OBJECTIVE :: All of the lines below are to be printed again exactly; images are excluded from the output.

COLLECTED MATERIAL ::
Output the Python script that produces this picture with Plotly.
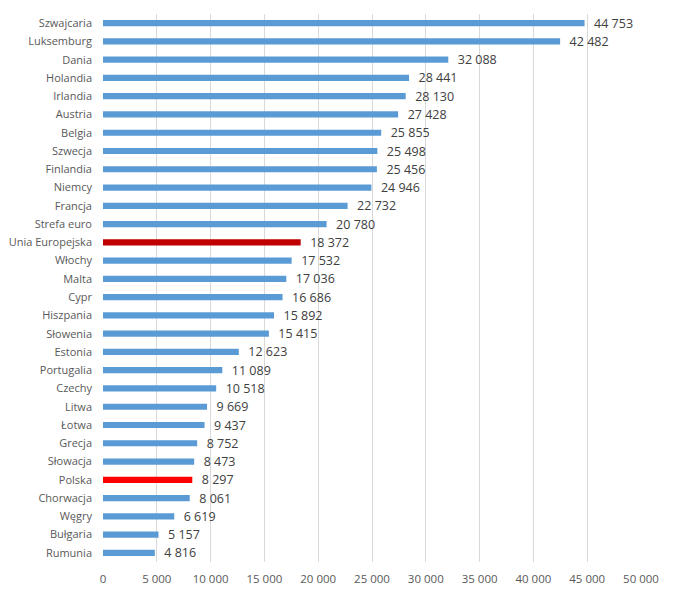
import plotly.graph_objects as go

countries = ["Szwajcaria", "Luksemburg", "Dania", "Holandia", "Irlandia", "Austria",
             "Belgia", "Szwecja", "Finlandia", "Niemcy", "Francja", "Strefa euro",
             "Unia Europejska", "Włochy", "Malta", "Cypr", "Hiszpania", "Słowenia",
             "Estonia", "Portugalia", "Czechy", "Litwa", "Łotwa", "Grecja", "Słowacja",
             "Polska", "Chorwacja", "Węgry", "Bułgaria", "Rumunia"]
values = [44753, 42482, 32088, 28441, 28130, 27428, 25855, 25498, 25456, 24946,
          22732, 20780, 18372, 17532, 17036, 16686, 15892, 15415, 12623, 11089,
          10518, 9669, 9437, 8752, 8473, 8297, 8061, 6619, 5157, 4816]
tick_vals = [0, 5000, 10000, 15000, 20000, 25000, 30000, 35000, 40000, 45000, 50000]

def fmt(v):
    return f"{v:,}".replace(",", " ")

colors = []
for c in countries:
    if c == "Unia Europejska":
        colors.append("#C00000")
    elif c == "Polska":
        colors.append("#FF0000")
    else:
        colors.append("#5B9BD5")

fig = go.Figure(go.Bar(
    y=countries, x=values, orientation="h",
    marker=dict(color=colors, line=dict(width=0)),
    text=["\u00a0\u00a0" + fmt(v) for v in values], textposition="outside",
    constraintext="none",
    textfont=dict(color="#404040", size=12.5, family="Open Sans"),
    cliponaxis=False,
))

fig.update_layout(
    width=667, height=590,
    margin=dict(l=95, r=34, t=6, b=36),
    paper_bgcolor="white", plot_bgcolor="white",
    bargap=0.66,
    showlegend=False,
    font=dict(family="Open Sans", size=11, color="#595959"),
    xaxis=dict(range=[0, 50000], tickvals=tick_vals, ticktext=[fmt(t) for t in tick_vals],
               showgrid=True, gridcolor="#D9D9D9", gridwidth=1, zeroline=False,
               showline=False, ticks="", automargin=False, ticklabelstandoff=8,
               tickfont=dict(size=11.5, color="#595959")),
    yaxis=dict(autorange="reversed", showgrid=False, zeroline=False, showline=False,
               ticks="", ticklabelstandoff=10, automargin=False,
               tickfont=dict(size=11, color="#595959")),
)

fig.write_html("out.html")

EXERCISE RESULT ::
Output the Python script that produces this picture with Plotly.
import plotly.graph_objects as go

countries = ["Szwajcaria", "Luksemburg", "Dania", "Holandia", "Irlandia", "Austria",
             "Belgia", "Szwecja", "Finlandia", "Niemcy", "Francja", "Strefa euro",
             "Unia Europejska", "Włochy", "Malta", "Cypr", "Hiszpania", "Słowenia",
             "Estonia", "Portugalia", "Czechy", "Litwa", "Łotwa", "Grecja", "Słowacja",
             "Polska", "Chorwacja", "Węgry", "Bułgaria", "Rumunia"]
values = [44753, 42482, 32088, 28441, 28130, 27428, 25855, 25498, 25456, 24946,
          22732, 20780, 18372, 17532, 17036, 16686, 15892, 15415, 12623, 11089,
          10518, 9669, 9437, 8752, 8473, 8297, 8061, 6619, 5157, 4816]
tick_vals = [0, 5000, 10000, 15000, 20000, 25000, 30000, 35000, 40000, 45000, 50000]

def fmt(v):
    return f"{v:,}".replace(",", " ")

colors = []
for c in countries:
    if c == "Unia Europejska":
        colors.append("#C00000")
    elif c == "Polska":
        colors.append("#FF0000")
    else:
        colors.append("#5B9BD5")

fig = go.Figure(go.Bar(
    y=countries, x=values, orientation="h",
    marker=dict(color=colors, line=dict(width=0)),
    text=["\u00a0\u00a0" + fmt(v) for v in values], textposition="outside",
    constraintext="none",
    textfont=dict(color="#404040", size=12.5, family="Open Sans"),
    cliponaxis=False,
))

fig.update_layout(
    width=667, height=590,
    margin=dict(l=95, r=34, t=6, b=36),
    paper_bgcolor="white", plot_bgcolor="white",
    bargap=0.66,
    showlegend=False,
    font=dict(family="Open Sans", size=11, color="#595959"),
    xaxis=dict(range=[0, 50000], tickvals=tick_vals, ticktext=[fmt(t) for t in tick_vals],
               showgrid=True, gridcolor="#D9D9D9", gridwidth=1, zeroline=False,
               showline=False, ticks="", automargin=False, ticklabelstandoff=8,
               tickfont=dict(size=11.5, color="#595959")),
    yaxis=dict(autorange="reversed", showgrid=False, zeroline=False, showline=False,
               ticks="", ticklabelstandoff=10, automargin=False,
               tickfont=dict(size=11, color="#595959")),
)

fig.write_html("out.html")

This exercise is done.